With the pictures left out, copy the listing below exactly.
----
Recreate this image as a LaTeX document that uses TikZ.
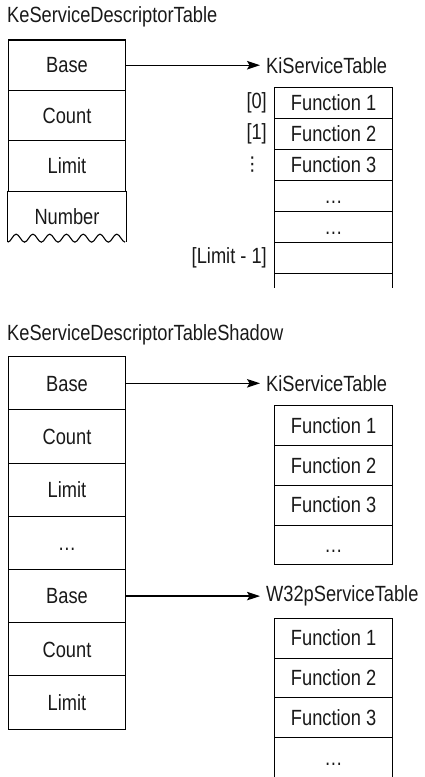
\documentclass[tikz,border=0pt]{standalone}
\usepackage{fontspec}
\setmainfont[FakeStretch=0.83]{Liberation Sans}
\newfontfamily\symfont{DejaVu Sans}
\usepackage{tikz}
\usetikzlibrary{arrows.meta}
\tikzstyle{cell}=[rectangle, draw=black, line width=1.1pt, minimum width=117.4pt, inner sep=0pt, text height=15.5pt, text depth=0pt]
\tikzstyle{desc}=[cell, minimum height=50.4pt]
\tikzstyle{shadow}=[cell, minimum height=53.2pt]
\tikzstyle{entry}=[cell, minimum height=30.9pt]
\tikzstyle{svc}=[cell, minimum height=39.8pt]
\tikzstyle{title}=[anchor=base west, inner sep=0pt]
\tikzstyle{tablename}=[anchor=west, inner xsep=6pt, inner ysep=0pt]
\tikzstyle{index}=[anchor=east, inner sep=0pt]
\tikzstyle{pointer}=[-{Stealth[length=13pt, width=8.5pt, inset=2.5pt]}, line width=1.3pt]

\begin{document}
\begin{tikzpicture}[x=1pt, y=-1pt, font=\fontsize{22}{26}\selectfont, text=black!90]
    \useasboundingbox (0, 0) rectangle (424, 777);

    % KeServiceDescriptorTable
    \node [style=title] (sdt) at (7, 22.7) {KeServiceDescriptorTable};
    \node [style=desc] (base) at (67, 65.2) {Base};
    \node [style=desc] (count) at (67, 115.6) {Count};
    \node [style=desc] (limit) at (67, 166.0) {Limit};
    \node [style=desc, draw=none] (number) at (67, 216.4) {Number};

    \node [style=tablename] (kst) at (260, 65.2) {KiServiceTable};
    \node [style=entry] (f1) at (333.6, 103.1) {Function 1};
    \node [style=entry] (f2) at (333.6, 134.0) {Function 2};
    \node [style=entry] (f3) at (333.6, 164.9) {Function 3};
    \node [style=entry] (f4) at (333.6, 195.8) {\dots};
    \node [style=entry] (f5) at (333.6, 226.7) {\dots};
    \node [style=entry] (f6) at (333.6, 257.6) {};

    \node [style=index] (i0) at (267, 103.1) {[0]};
    \node [style=index] (i1) at (267, 134.0) {[1]};
    \node [style=index, font=\symfont\fontsize{19}{22}\selectfont] (i2) at (262, 164.9) {⋮};
    \node [style=index] (ilast) at (267, 257.6) {[Limit - 1]};

    \draw [line width=1.1pt] (number.north west) -- (number.south west);
    \draw [line width=1.1pt] (number.north east) -- (number.south east);
    \draw [line width=1.1pt] (number.south west) \foreach \i in {1,...,7} {cos ++(4.193, -4) sin ++(4.193, -4) cos ++(4.193, 4) sin ++(4.193, 4)};
    \draw [line width=1.1pt] (f6.south west) -- ++(0, 14);
    \draw [line width=1.1pt] (f6.south east) -- ++(0, 14);
    \draw [style=pointer] (base.east) to (kst.west);

    % KeServiceDescriptorTableShadow
    \node [style=title] (sdts) at (7, 340) {KeServiceDescriptorTableShadow};
    \node [style=shadow] (sbase1) at (67, 383.3) {Base};
    \node [style=shadow] (scount1) at (67, 436.5) {Count};
    \node [style=shadow] (slimit1) at (67, 489.7) {Limit};
    \node [style=shadow] (sgap) at (67, 542.9) {\dots};
    \node [style=shadow] (sbase2) at (67, 596.1) {Base};
    \node [style=shadow] (scount2) at (67, 649.3) {Count};
    \node [style=shadow] (slimit2) at (67, 702.5) {Limit};

    \node [style=tablename] (kst2) at (260, 383.3) {KiServiceTable};
    \node [style=svc] (k1) at (333.6, 425.6) {Function 1};
    \node [style=svc] (k2) at (333.6, 465.4) {Function 2};
    \node [style=svc] (k3) at (333.6, 505.2) {Function 3};
    \node [style=svc] (k4) at (333.6, 545.0) {\dots};

    \node [style=tablename] (w32p) at (260, 596.1) {W32pServiceTable};
    \node [style=svc] (w1) at (333.6, 638.2) {Function 1};
    \node [style=svc] (w2) at (333.6, 678.0) {Function 2};
    \node [style=svc] (w3) at (333.6, 717.8) {Function 3};
    \node [style=svc, draw=none] (w4) at (333.6, 757.6) {\dots};

    \draw [line width=1.1pt] (w4.north west) -- ++(0, 42);
    \draw [line width=1.1pt] (w4.north east) -- ++(0, 42);
    \draw [style=pointer] (sbase1.east) to (kst2.west);
    \draw [style=pointer] (sbase2.east) to (w32p.west);
\end{tikzpicture}
\end{document}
----
* Response for this exercise *
Recreate this image as a LaTeX document that uses TikZ.
\documentclass[tikz,border=0pt]{standalone}
\usepackage{fontspec}
\setmainfont[FakeStretch=0.83]{Liberation Sans}
\newfontfamily\symfont{DejaVu Sans}
\usepackage{tikz}
\usetikzlibrary{arrows.meta}
\tikzstyle{cell}=[rectangle, draw=black, line width=1.1pt, minimum width=117.4pt, inner sep=0pt, text height=15.5pt, text depth=0pt]
\tikzstyle{desc}=[cell, minimum height=50.4pt]
\tikzstyle{shadow}=[cell, minimum height=53.2pt]
\tikzstyle{entry}=[cell, minimum height=30.9pt]
\tikzstyle{svc}=[cell, minimum height=39.8pt]
\tikzstyle{title}=[anchor=base west, inner sep=0pt]
\tikzstyle{tablename}=[anchor=west, inner xsep=6pt, inner ysep=0pt]
\tikzstyle{index}=[anchor=east, inner sep=0pt]
\tikzstyle{pointer}=[-{Stealth[length=13pt, width=8.5pt, inset=2.5pt]}, line width=1.3pt]

\begin{document}
\begin{tikzpicture}[x=1pt, y=-1pt, font=\fontsize{22}{26}\selectfont, text=black!90]
    \useasboundingbox (0, 0) rectangle (424, 777);

    % KeServiceDescriptorTable
    \node [style=title] (sdt) at (7, 22.7) {KeServiceDescriptorTable};
    \node [style=desc] (base) at (67, 65.2) {Base};
    \node [style=desc] (count) at (67, 115.6) {Count};
    \node [style=desc] (limit) at (67, 166.0) {Limit};
    \node [style=desc, draw=none] (number) at (67, 216.4) {Number};

    \node [style=tablename] (kst) at (260, 65.2) {KiServiceTable};
    \node [style=entry] (f1) at (333.6, 103.1) {Function 1};
    \node [style=entry] (f2) at (333.6, 134.0) {Function 2};
    \node [style=entry] (f3) at (333.6, 164.9) {Function 3};
    \node [style=entry] (f4) at (333.6, 195.8) {\dots};
    \node [style=entry] (f5) at (333.6, 226.7) {\dots};
    \node [style=entry] (f6) at (333.6, 257.6) {};

    \node [style=index] (i0) at (267, 103.1) {[0]};
    \node [style=index] (i1) at (267, 134.0) {[1]};
    \node [style=index, font=\symfont\fontsize{19}{22}\selectfont] (i2) at (262, 164.9) {⋮};
    \node [style=index] (ilast) at (267, 257.6) {[Limit - 1]};

    \draw [line width=1.1pt] (number.north west) -- (number.south west);
    \draw [line width=1.1pt] (number.north east) -- (number.south east);
    \draw [line width=1.1pt] (number.south west) \foreach \i in {1,...,7} {cos ++(4.193, -4) sin ++(4.193, -4) cos ++(4.193, 4) sin ++(4.193, 4)};
    \draw [line width=1.1pt] (f6.south west) -- ++(0, 14);
    \draw [line width=1.1pt] (f6.south east) -- ++(0, 14);
    \draw [style=pointer] (base.east) to (kst.west);

    % KeServiceDescriptorTableShadow
    \node [style=title] (sdts) at (7, 340) {KeServiceDescriptorTableShadow};
    \node [style=shadow] (sbase1) at (67, 383.3) {Base};
    \node [style=shadow] (scount1) at (67, 436.5) {Count};
    \node [style=shadow] (slimit1) at (67, 489.7) {Limit};
    \node [style=shadow] (sgap) at (67, 542.9) {\dots};
    \node [style=shadow] (sbase2) at (67, 596.1) {Base};
    \node [style=shadow] (scount2) at (67, 649.3) {Count};
    \node [style=shadow] (slimit2) at (67, 702.5) {Limit};

    \node [style=tablename] (kst2) at (260, 383.3) {KiServiceTable};
    \node [style=svc] (k1) at (333.6, 425.6) {Function 1};
    \node [style=svc] (k2) at (333.6, 465.4) {Function 2};
    \node [style=svc] (k3) at (333.6, 505.2) {Function 3};
    \node [style=svc] (k4) at (333.6, 545.0) {\dots};

    \node [style=tablename] (w32p) at (260, 596.1) {W32pServiceTable};
    \node [style=svc] (w1) at (333.6, 638.2) {Function 1};
    \node [style=svc] (w2) at (333.6, 678.0) {Function 2};
    \node [style=svc] (w3) at (333.6, 717.8) {Function 3};
    \node [style=svc, draw=none] (w4) at (333.6, 757.6) {\dots};

    \draw [line width=1.1pt] (w4.north west) -- ++(0, 42);
    \draw [line width=1.1pt] (w4.north east) -- ++(0, 42);
    \draw [style=pointer] (sbase1.east) to (kst2.west);
    \draw [style=pointer] (sbase2.east) to (w32p.west);
\end{tikzpicture}
\end{document}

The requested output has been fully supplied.